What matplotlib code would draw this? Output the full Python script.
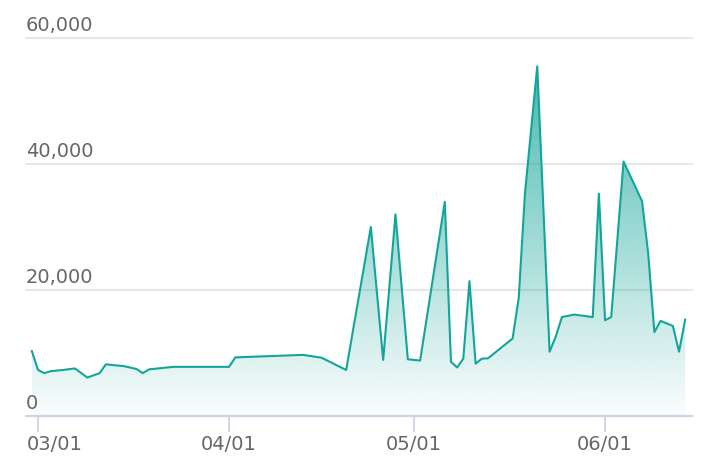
import numpy as np
import pandas as pd
import matplotlib
matplotlib.use('Agg')
import matplotlib.pyplot as plt
import matplotlib.dates as mdates
from matplotlib.colors import to_rgb
from matplotlib.transforms import ScaledTranslation, blended_transform_factory

# datos
dates = ['2024-02-29', '2024-03-01', '2024-03-02', '2024-03-03', '2024-03-05',
         '2024-03-07', '2024-03-09', '2024-03-11', '2024-03-12', '2024-03-15',
         '2024-03-17', '2024-03-18', '2024-03-19', '2024-03-23', '2024-04-01',
         '2024-04-02', '2024-04-13', '2024-04-16', '2024-04-20', '2024-04-24',
         '2024-04-26', '2024-04-28', '2024-04-30', '2024-05-02', '2024-05-06',
         '2024-05-07', '2024-05-08', '2024-05-09', '2024-05-10', '2024-05-11',
         '2024-05-12', '2024-05-13', '2024-05-17', '2024-05-18', '2024-05-19',
         '2024-05-21', '2024-05-23', '2024-05-24', '2024-05-25', '2024-05-27',
         '2024-05-30', '2024-05-31', '2024-06-01', '2024-06-02', '2024-06-04',
         '2024-06-07', '2024-06-08', '2024-06-09', '2024-06-10', '2024-06-12',
         '2024-06-13', '2024-06-14']
values = [10300, 7300, 6800, 7100, 7300,
          7550, 6100, 6800, 8200, 7900,
          7450, 6800, 7400, 7800, 7800,
          9300, 9700, 9250, 7300, 30000,
          8900, 32000, 9000, 8800, 34000,
          8600, 7700, 9100, 21400, 8300,
          9100, 9150, 12300, 18800, 35300,
          55500, 10200, 12600, 15700, 16100,
          15700, 35300, 15200, 15700, 40400,
          34100, 25800, 13300, 15100, 14300,
          10200, 15300]
y_ticks = [0, 20000, 40000, 60000]
x_ticks = ['2024-03-01', '2024-04-01', '2024-05-01', '2024-06-01']

line_color = '#14a59a'
axis_color = '#cdd3e6'
text_color = '#666666'

x = mdates.date2num(pd.to_datetime(dates))
y = np.array(values, dtype=float)

fig = plt.figure(figsize=(7.28, 4.74), dpi=100)
ax = fig.add_axes([0.0357, 0.1224, 0.9148, 0.7974])

# relleno con degradado
poly = ax.fill_between(x, y, 0, color='none', lw=0)
r, g, b = to_rgb(line_color)
grad = np.zeros((256, 1, 4))
grad[:, 0, 0] = r
grad[:, 0, 1] = g
grad[:, 0, 2] = b
grad[:, 0, 3] = np.linspace(0.02, 0.78, 256)
img = ax.imshow(grad, aspect='auto', origin='lower',
                extent=[x.min(), x.max(), 0, y.max()], zorder=1)
img.set_clip_path(poly.get_paths()[0], transform=ax.transData)

ax.plot(x, y, color=line_color, lw=1.5, zorder=3)

ax.set_xlim(x[0] - 0.95, x[-1] + 1.1)
ax.set_ylim(0, 60000)

# rejilla horizontal
for v in y_ticks[1:]:
    ax.axhline(v, color='#e3e3e3', lw=1.2, zorder=0, clip_on=False)

ax.set_yticks([])
trans = blended_transform_factory(ax.transAxes, ax.transData)
for v in y_ticks:
    ax.text(0, v, f'{v:,}', transform=trans + ScaledTranslation(0, 3 / 100, fig.dpi_scale_trans),
            ha='left', va='bottom', fontsize=14, color=text_color)

for s in ['top', 'right', 'left']:
    ax.spines[s].set_visible(False)
ax.spines['bottom'].set_color(axis_color)
ax.spines['bottom'].set_linewidth(1.6)

ax.set_xticks(mdates.date2num(pd.to_datetime(x_ticks)))
ax.xaxis.set_major_formatter(mdates.DateFormatter('%m/%d'))
ax.tick_params(axis='x', length=11.5, width=1.3, color=axis_color, pad=2,
               labelsize=14, labelcolor=text_color)
first = ax.get_xticklabels()[0]
first.set_ha('left')
first.set_transform(first.get_transform() + ScaledTranslation(-11.3 / 100, 0, fig.dpi_scale_trans))

fig.savefig('out.png', dpi=100)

--------------------

Exclude the images and reproduce the remaining data exactly.

What matplotlib code would draw this? Output the full Python script.
import numpy as np
import pandas as pd
import matplotlib
matplotlib.use('Agg')
import matplotlib.pyplot as plt
import matplotlib.dates as mdates
from matplotlib.colors import to_rgb
from matplotlib.transforms import ScaledTranslation, blended_transform_factory

# datos
dates = ['2024-02-29', '2024-03-01', '2024-03-02', '2024-03-03', '2024-03-05',
         '2024-03-07', '2024-03-09', '2024-03-11', '2024-03-12', '2024-03-15',
         '2024-03-17', '2024-03-18', '2024-03-19', '2024-03-23', '2024-04-01',
         '2024-04-02', '2024-04-13', '2024-04-16', '2024-04-20', '2024-04-24',
         '2024-04-26', '2024-04-28', '2024-04-30', '2024-05-02', '2024-05-06',
         '2024-05-07', '2024-05-08', '2024-05-09', '2024-05-10', '2024-05-11',
         '2024-05-12', '2024-05-13', '2024-05-17', '2024-05-18', '2024-05-19',
         '2024-05-21', '2024-05-23', '2024-05-24', '2024-05-25', '2024-05-27',
         '2024-05-30', '2024-05-31', '2024-06-01', '2024-06-02', '2024-06-04',
         '2024-06-07', '2024-06-08', '2024-06-09', '2024-06-10', '2024-06-12',
         '2024-06-13', '2024-06-14']
values = [10300, 7300, 6800, 7100, 7300,
          7550, 6100, 6800, 8200, 7900,
          7450, 6800, 7400, 7800, 7800,
          9300, 9700, 9250, 7300, 30000,
          8900, 32000, 9000, 8800, 34000,
          8600, 7700, 9100, 21400, 8300,
          9100, 9150, 12300, 18800, 35300,
          55500, 10200, 12600, 15700, 16100,
          15700, 35300, 15200, 15700, 40400,
          34100, 25800, 13300, 15100, 14300,
          10200, 15300]
y_ticks = [0, 20000, 40000, 60000]
x_ticks = ['2024-03-01', '2024-04-01', '2024-05-01', '2024-06-01']

line_color = '#14a59a'
axis_color = '#cdd3e6'
text_color = '#666666'

x = mdates.date2num(pd.to_datetime(dates))
y = np.array(values, dtype=float)

fig = plt.figure(figsize=(7.28, 4.74), dpi=100)
ax = fig.add_axes([0.0357, 0.1224, 0.9148, 0.7974])

# relleno con degradado
poly = ax.fill_between(x, y, 0, color='none', lw=0)
r, g, b = to_rgb(line_color)
grad = np.zeros((256, 1, 4))
grad[:, 0, 0] = r
grad[:, 0, 1] = g
grad[:, 0, 2] = b
grad[:, 0, 3] = np.linspace(0.02, 0.78, 256)
img = ax.imshow(grad, aspect='auto', origin='lower',
                extent=[x.min(), x.max(), 0, y.max()], zorder=1)
img.set_clip_path(poly.get_paths()[0], transform=ax.transData)

ax.plot(x, y, color=line_color, lw=1.5, zorder=3)

ax.set_xlim(x[0] - 0.95, x[-1] + 1.1)
ax.set_ylim(0, 60000)

# rejilla horizontal
for v in y_ticks[1:]:
    ax.axhline(v, color='#e3e3e3', lw=1.2, zorder=0, clip_on=False)

ax.set_yticks([])
trans = blended_transform_factory(ax.transAxes, ax.transData)
for v in y_ticks:
    ax.text(0, v, f'{v:,}', transform=trans + ScaledTranslation(0, 3 / 100, fig.dpi_scale_trans),
            ha='left', va='bottom', fontsize=14, color=text_color)

for s in ['top', 'right', 'left']:
    ax.spines[s].set_visible(False)
ax.spines['bottom'].set_color(axis_color)
ax.spines['bottom'].set_linewidth(1.6)

ax.set_xticks(mdates.date2num(pd.to_datetime(x_ticks)))
ax.xaxis.set_major_formatter(mdates.DateFormatter('%m/%d'))
ax.tick_params(axis='x', length=11.5, width=1.3, color=axis_color, pad=2,
               labelsize=14, labelcolor=text_color)
first = ax.get_xticklabels()[0]
first.set_ha('left')
first.set_transform(first.get_transform() + ScaledTranslation(-11.3 / 100, 0, fig.dpi_scale_trans))

fig.savefig('out.png', dpi=100)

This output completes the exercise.